As soon as an Approver logs in, just need to select the words “Approve” in RED, and the provider is paid the next working day.
If you do not approve the invoice, select the invoice number and either 1) type a message to the provider; or 2) delete the invoice and type a message to the provider why you are deleting.
After registering, login and select the Providers tab. This allows a search of local providers within Capital Guardians. Alternately, just invite a provider to register with their email address.
You can choose any providers with an Australian Business Number (“ABN”). Anyone “carrying out a business” can apply for an ABN for free at https://www.abr.gov.au/business-super-funds-charities/applying-abn.
It only takes minutes for a Provider to register. The registration process will automatically confirm their ABN for your peace of mind. In addition, they provide you their police check and insurance covering: professional indemnity, public liability and personal accident insurance. (including journey insurance). Providers can upload their Police Check, Insurance and other forms, and can be seen in search and user logins.
This short video provides a basic overview on approving invoices and adding providers:
What happens when I choose Capital Guardians?
After NDIS providers give Capital Guardians the required details from their NDIS plan to create a service booking, we will provide them with the login details. These will be used to view information about the funding they have in their plan. We will also provide NDIS participants a link to share with their providers, allowing them to upload invoices for services provided.
When providers upload a bill, they want to be paid; the NDIS participant will be alerted through email. They can view and approve them, or engage in capacity building activities. Should something not appear correct, they are able to talk to us. NDIS participants have access to the details in their NDIS plan by logging into the Capital Guardians website at any time, providing information that is reconciled in real-time.
Registering with Capital Guardians
To be able to use Capital Guardians as an NDIS Plan Manager, you need to choose or have chosen Plan Management as an option. This should happen through your NDIS planning meeting. When you have Plan Management in your plan, then you can register with Capital Guardians via our website, or call or email us.
If your NDIS plan has no Plan Management, speak to your Local Area Coordinator or call the NDIS to ask for a review of your plan. This will allow the NDIS to change your plan to one that is Plan Managed.
NDIS participants or their representatives can visit the Capital Guardians website, call, or email us to begin working with us. When switching from a different Plan Management Provider, we can work directly with the NDIS participant to end their previous service bookings and create new ones.
What can participants use STA funds for?
STA stands for Short-Term Accommodation. The NDIS provides STA funds as a form of temporary respite care, allowing participants and their carers to spend some time away from the participant’s home.
The specifics of what can be claimed under STA must be reasonable and necessary as determined by the participant’s needs and goals, which must be clearly laid out in their Plan. In the absence of documentation provided in their Plan, participants should seek written guidance from their NDIA planner or Local Area Coordinator (LAC).

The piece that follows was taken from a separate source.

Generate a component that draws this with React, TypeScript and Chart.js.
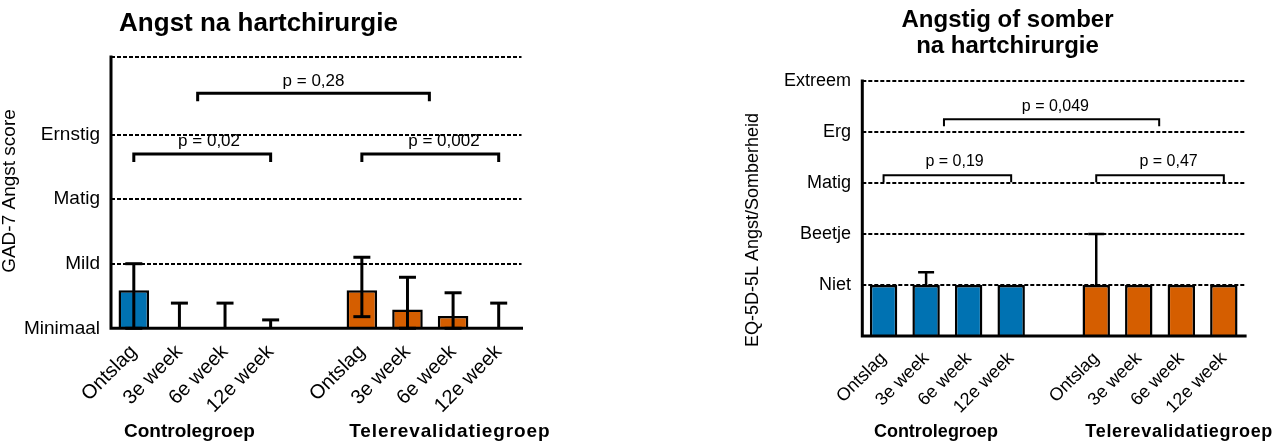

Do participants need to take out insurance for support workers?
If you engage carers and other support workers as independent contractors, you do not need insurance to cover them. As they are essentially a small business owner themselves, contractors have their own Australian Business Number and are responsible for managing their own insurance.
However, we advise participants that have carers coming to their home to verify their home insurance covers potential public liability for any visitors. This would be regarded as a personal expense and therefore not claimable under the NDIS, as it is something any homeowner might have.